The Effect of Dielectric Polarization Rate Difference of Filler and Matrix on the Electrorheological Responses of Poly(ionic liquid)/Polyaniline Composite Particles

By using different conductivity of polyaniline as filler, a kind of poly(ionic liquid)/polyaniline composite particles was synthesized to investigate the influence of dielectric polarization rate difference between filler and matrix on the electrorheological response and flow stability of composite-based electrorheological fluids under simultaneous effect of shear and electric fields. The composite particles were prepared by a post ion-exchange procedure and then treated by ammonia or hydrazine to obtain different conductivity of polyaniline. Their electrorheological response was measured by dispersing these composite particles in insulating carrier liquid under electric fields.
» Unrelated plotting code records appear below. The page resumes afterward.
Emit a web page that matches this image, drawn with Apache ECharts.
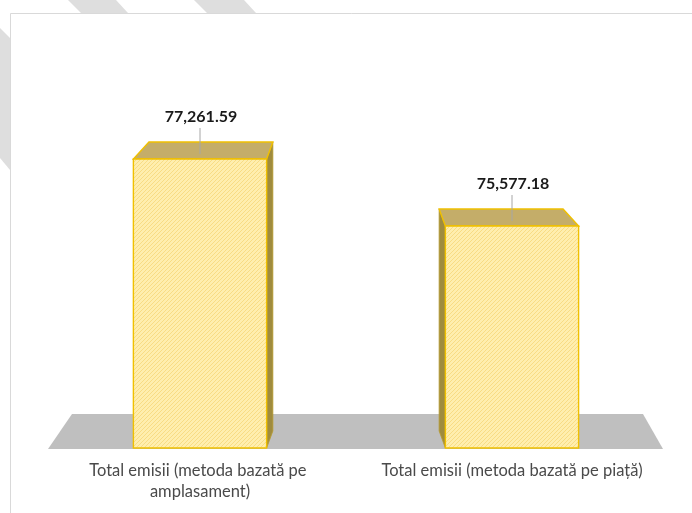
<!DOCTYPE html>
<html>
<head>
<meta charset="utf-8">
<script src="https://cdn.jsdelivr.net/npm/echarts@6/dist/echarts.min.js"></script>
<style>
  html, body { margin: 0; padding: 0; background: #fff; }
  #chart { width: 692px; height: 513px; }
</style>
</head>
<body>
<div id="chart"></div>
<script>
// date din grafic
const categories = ["Total emisii (metoda bazată pe amplasament)", "Total emisii (metoda bazată pe piață)"];
const emissions = [77261.59, 75577.18];
const yMin = 70000;
const yMax = 78000;

const DEPTH = 17;   // adancimea barelor (px)
const K = 0.07;     // micsorare spre punctul de fuga
const BAR_RATIO = 0.427;

// hasura diagonala pentru fata barelor
const hatch = document.createElement("canvas");
hatch.width = 4;
hatch.height = 4;
const hctx = hatch.getContext("2d");
hctx.fillStyle = "#FFEEAE";
hctx.fillRect(0, 0, 4, 4);
hctx.strokeStyle = "#F8DC84";
hctx.lineWidth = 1;
hctx.beginPath();
hctx.moveTo(-1, 5); hctx.lineTo(5, -1);
hctx.moveTo(-1, 1); hctx.lineTo(1, -1);
hctx.moveTo(3, 5); hctx.lineTo(5, 3);
hctx.stroke();

const fmt = (v) => v.toLocaleString("en-US", {minimumFractionDigits: 2, maximumFractionDigits: 2});

function renderFloor(params, api) {
	const cs = params.coordSys;
	const yF = api.coord([0, yMin])[1] + 1;
	const xl = cs.x + 4, xr = cs.x + cs.width - 5;
	return {
		type: "polygon",
		shape: {points: [[xl, yF], [xr, yF], [xr - 20, yF - 35], [xl + 24, yF - 35]]},
		style: {fill: "#BFBFBF"},
	};
}

function renderBar(params, api) {
	const cs = params.coordSys;
	const vx = cs.x + cs.width / 2;
	const cat = api.value(0);
	const val = api.value(1);
	const top = api.coord([cat, val]);
	const base = api.coord([cat, yMin]);
	const w = api.size([1, 0])[0] * BAR_RATIO;
	const x0 = top[0] - w / 2, x1 = top[0] + w / 2;
	const yT = top[1], yB = base[1];
	const back = (x, y) => [x + K * (vx - x), y - DEPTH];

	const border = {stroke: "#F0C000", lineWidth: 1.4};
	const children = [];

	// fata laterala (dreapta pentru bara din stanga, stanga pentru cea din dreapta)
	const sx = top[0] < vx ? x1 : x0;
	children.push({
		type: "polygon",
		shape: {points: [[sx, yT], back(sx, yT), back(sx, yB), [sx, yB]]},
		style: {fill: "#9F8B3E", stroke: "#B89C2E", lineWidth: 0.8},
	});
	// fata de sus
	children.push({
		type: "polygon",
		shape: {points: [[x0, yT], [x1, yT], back(x1, yT), back(x0, yT)]},
		style: Object.assign({fill: "#C4AD69"}, border),
	});
	// fata din fata
	children.push({
		type: "rect",
		shape: {x: x0, y: yT, width: w, height: yB - yT},
		style: Object.assign({fill: {image: hatch, repeat: "repeat"}}, border),
	});
	// linie de legatura + eticheta
	children.push({
		type: "line",
		shape: {x1: top[0], y1: yT - 31, x2: top[0], y2: yT - 5},
		style: {stroke: "#A6A6A6", lineWidth: 1},
	});
	children.push({
		type: "text",
		style: {
			text: fmt(val),
			x: top[0] + 1,
			y: yT - 42,
			align: "center",
			verticalAlign: "middle",
			font: "bold 16px Lato",
			fill: "#1A1A1A",
		},
	});
	return {type: "group", children: children};
}

const chart = echarts.init(document.getElementById("chart"));

const option = {
	animation: false,
	backgroundColor: "transparent",
	graphic: [
		{type: "polygon", z: -10, shape: {points: [[68, 0], [116, 0], [128, 13], [81, 13]]}, style: {fill: "#DEDEDE"}},
		{type: "polygon", z: -10, shape: {points: [[194, 0], [244, 0], [256, 13], [207, 13]]}, style: {fill: "#DEDEDE"}},
		{type: "polygon", z: -10, shape: {points: [[0, 28], [10, 38], [10, 170], [0, 158]]}, style: {fill: "#DEDEDE"}},
		{type: "rect", z: -9, shape: {x: 10.5, y: 13.5, width: 720, height: 560}, style: {fill: "#fff", stroke: "#D9D9D9", lineWidth: 1}},
	],
	grid: {left: 44, right: 24, top: 129.6, bottom: 65, containLabel: false},
	xAxis: {
		type: "category",
		data: categories,
		axisLine: {show: false},
		axisTick: {show: false},
		axisLabel: {
			interval: 0,
			margin: 12,
			width: 300,
			overflow: "break",
			lineHeight: 21,
			fontFamily: "Lato",
			fontSize: 16.5,
			color: "#4A4A4A",
		},
	},
	yAxis: {
		type: "value",
		min: yMin,
		max: yMax,
		show: false,
		splitLine: {show: false},
	},
	series: [
		{
			type: "custom",
			z: 1,
			silent: true,
			renderItem: renderFloor,
			data: [[0, yMin]],
		},
		{
			type: "custom",
			z: 2,
			renderItem: renderBar,
			encode: {x: 0, y: 1},
			data: emissions.map((v, i) => [i, v]),
		},
	],
};

chart.setOption(option);
</script>
</body>
</html>
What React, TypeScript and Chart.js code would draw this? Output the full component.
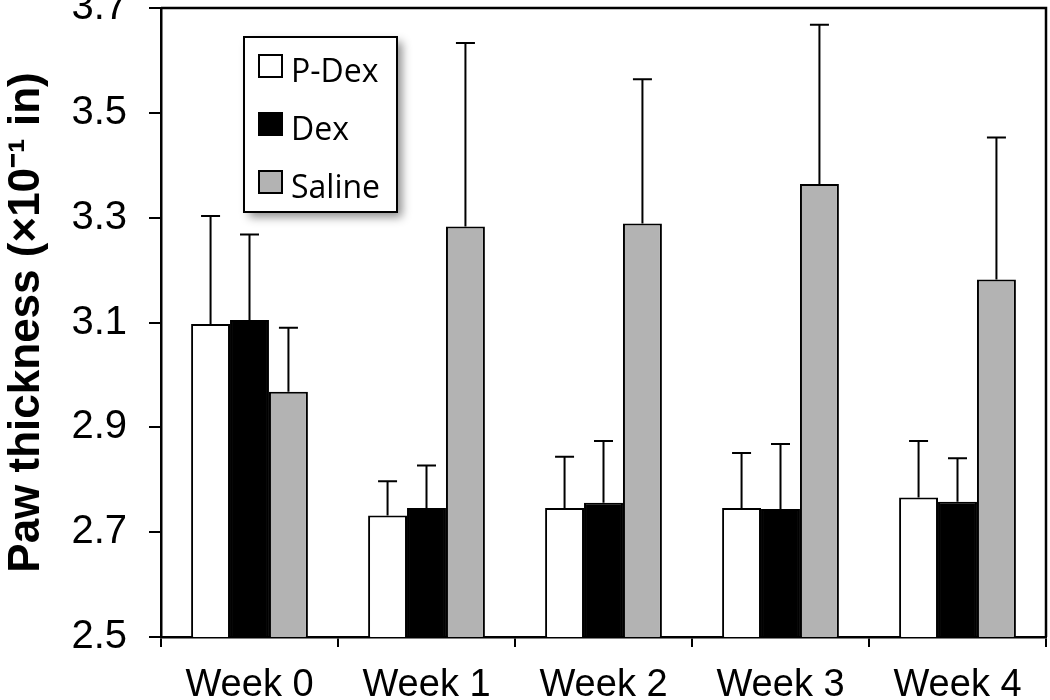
import React, { useEffect, useRef } from "react";
import { Chart, registerables } from "chart.js";

Chart.register(...registerables);

const categories = ["Week 0", "Week 1", "Week 2", "Week 3", "Week 4"];
const seriesNames = ["P-Dex", "Dex", "Saline"];
const pdexMean = [3.097, 2.732, 2.746, 2.746, 2.766];
const pdexErr = [0.206, 0.065, 0.098, 0.105, 0.108];
const dexMean = [3.105, 2.746, 2.756, 2.744, 2.758];
const dexErr = [0.163, 0.081, 0.118, 0.124, 0.083];
const salineMean = [2.968, 3.283, 3.289, 3.364, 3.182];
const salineErr = [0.122, 0.35, 0.275, 0.304, 0.271];
const yTicks = [2.5, 2.7, 2.9, 3.1, 3.3, 3.5, 3.7];
const yTitle = "Paw thickness (×10⁻¹ in)";

const errorsBySeries = [pdexErr, dexErr, salineErr];

const errorBarPlugin = {
  id: "errorBars",
  afterDatasetsDraw(chart: any) {
    const ctx = chart.ctx;
    const yScale = chart.scales.y;
    ctx.save();
    ctx.strokeStyle = "#000";
    ctx.lineWidth = 2;
    chart.data.datasets.forEach((ds: any, di: number) => {
      const meta = chart.getDatasetMeta(di);
      meta.data.forEach((bar: any, i: number) => {
        const v = ds.data[i];
        const e = errorsBySeries[di][i];
        const yTop = yScale.getPixelForValue(v + e);
        const yBar = yScale.getPixelForValue(v);
        ctx.beginPath();
        ctx.moveTo(bar.x, yBar);
        ctx.lineTo(bar.x, yTop);
        ctx.moveTo(bar.x - 9.5, yTop);
        ctx.lineTo(bar.x + 9.5, yTop);
        ctx.stroke();
      });
    });
    ctx.restore();
  },
};

const frameAndLegendPlugin = {
  id: "frameLegend",
  afterDraw(chart: any) {
    const ctx = chart.ctx;
    const a = chart.chartArea;
    ctx.save();
    ctx.strokeStyle = "#000";
    ctx.lineWidth = 2.5;
    ctx.beginPath();
    ctx.moveTo(a.left, a.top);
    ctx.lineTo(a.right, a.top);
    ctx.lineTo(a.right, a.bottom);
    ctx.stroke();

    const bx = a.left + 83;
    const by = a.top + 29;
    const bw = 153;
    const bh = 175;
    ctx.save();
    ctx.shadowColor = "rgba(0,0,0,0.45)";
    ctx.shadowBlur = 9;
    ctx.shadowOffsetX = 5;
    ctx.shadowOffsetY = 5;
    ctx.fillStyle = "#fff";
    ctx.fillRect(bx, by, bw, bh);
    ctx.restore();
    ctx.strokeStyle = "#000";
    ctx.lineWidth = 2;
    ctx.strokeRect(bx, by, bw, bh);

    ctx.font = '32px "Open Sans"';
    ctx.textBaseline = "alphabetic";
    ctx.textAlign = "left";
    chart.data.datasets.forEach((ds: any, di: number) => {
      const cy = by + 29 + di * 58;
      ctx.fillStyle = ds.backgroundColor;
      ctx.fillRect(bx + 15, cy - 11, 23, 22);
      ctx.strokeStyle = "#000";
      ctx.lineWidth = 2;
      ctx.strokeRect(bx + 15, cy - 11, 23, 22);
      ctx.fillStyle = "#000";
      ctx.fillText(ds.label, bx + 47, cy + 16);
    });
    ctx.restore();
  },
};

export default function App() {
  const ref = useRef<HTMLCanvasElement>(null);
  useEffect(() => {
    if (!ref.current) return;
    const chart = new Chart(ref.current, {
      type: "bar",
      data: {
        labels: categories,
        datasets: [
          { label: seriesNames[0], data: pdexMean, backgroundColor: "#ffffff" },
          { label: seriesNames[1], data: dexMean, backgroundColor: "#000000" },
          { label: seriesNames[2], data: salineMean, backgroundColor: "#b3b3b3" },
        ].map((d) => ({
          ...d,
          borderColor: "#000",
          borderWidth: 2,
          borderSkipped: false,
          categoryPercentage: 0.66,
          barPercentage: 1,
        })),
      },
      options: {
        responsive: false,
        animation: false,
        devicePixelRatio: 1,
        layout: { padding: { top: 8, right: 4, left: 0, bottom: 0 } },
        plugins: { legend: { display: false }, tooltip: { enabled: false } },
        scales: {
          x: {
            grid: {
              display: true,
              drawOnChartArea: false,
              drawTicks: true,
              tickLength: 10,
              color: "#000",
              lineWidth: 2,
              offset: true,
            },
            border: { display: true, color: "#000", width: 2.5 },
            ticks: {
              color: "#000",
              font: { family: '"Liberation Sans", Arial', size: 38 },
              padding: 16,
              maxRotation: 0,
            },
            afterFit: (s: any) => {
              s.height = 63;
              s.paddingLeft = 0;
              s.paddingRight = 0;
            },
          },
          y: {
            min: 2.5,
            max: 3.7,
            afterBuildTicks: (s: any) => {
              s.ticks = yTicks.map((v) => ({ value: v }));
            },
            grid: {
              display: true,
              drawOnChartArea: false,
              drawTicks: true,
              tickLength: 12,
              color: "#000",
              lineWidth: 2,
            },
            border: { display: true, color: "#000", width: 2.5 },
            ticks: {
              color: "#000",
              font: { family: '"Liberation Sans", Arial', size: 40 },
              padding: 22,
              callback: (v: any) => Number(v).toFixed(1),
            },
            title: {
              display: true,
              text: yTitle,
              color: "#000",
              font: { family: '"Liberation Sans", Arial', size: 44, weight: "bold" },
              padding: { top: 0, bottom: 0 },
            },
            afterFit: (s: any) => {
              s.width = 161;
              s.paddingTop = 0;
              s.paddingBottom = 0;
            },
          },
        },
      },
      plugins: [errorBarPlugin, frameAndLegendPlugin],
    });
    return () => chart.destroy();
  }, []);
  return (
    <div style={{ position: "absolute", left: 0, top: 0, width: 1050, height: 700, background: "#fff" }}>
      <canvas ref={ref} width={1050} height={700} />
    </div>
  );
}
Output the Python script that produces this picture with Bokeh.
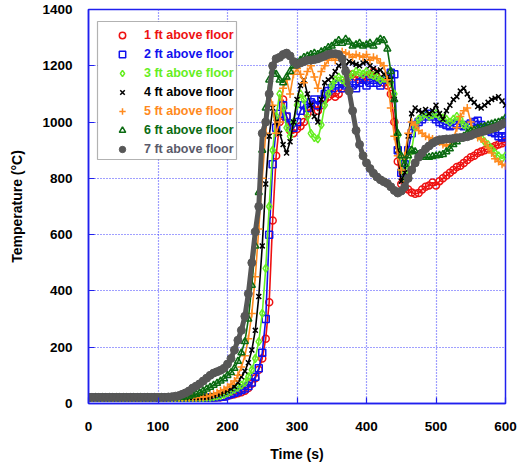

It showed that the composite particles treated by ammonia had the strongest electrorheological response and most stable flow behavior in a broad shear rate region from 0.5 s(−1) to 1000 s(−1). By using dielectric spectroscopy, it found that the enhanced electrorheological response with stable flow depended on the matching degree of the dielectric polarization rates between poly(ionic liquid) matrix and polyaniline filler. The closer their polarization rates are, the more stable the flow curves are. These results are helpful to design optimal composite-based electrorheological materials with enhanced and stable ER performance.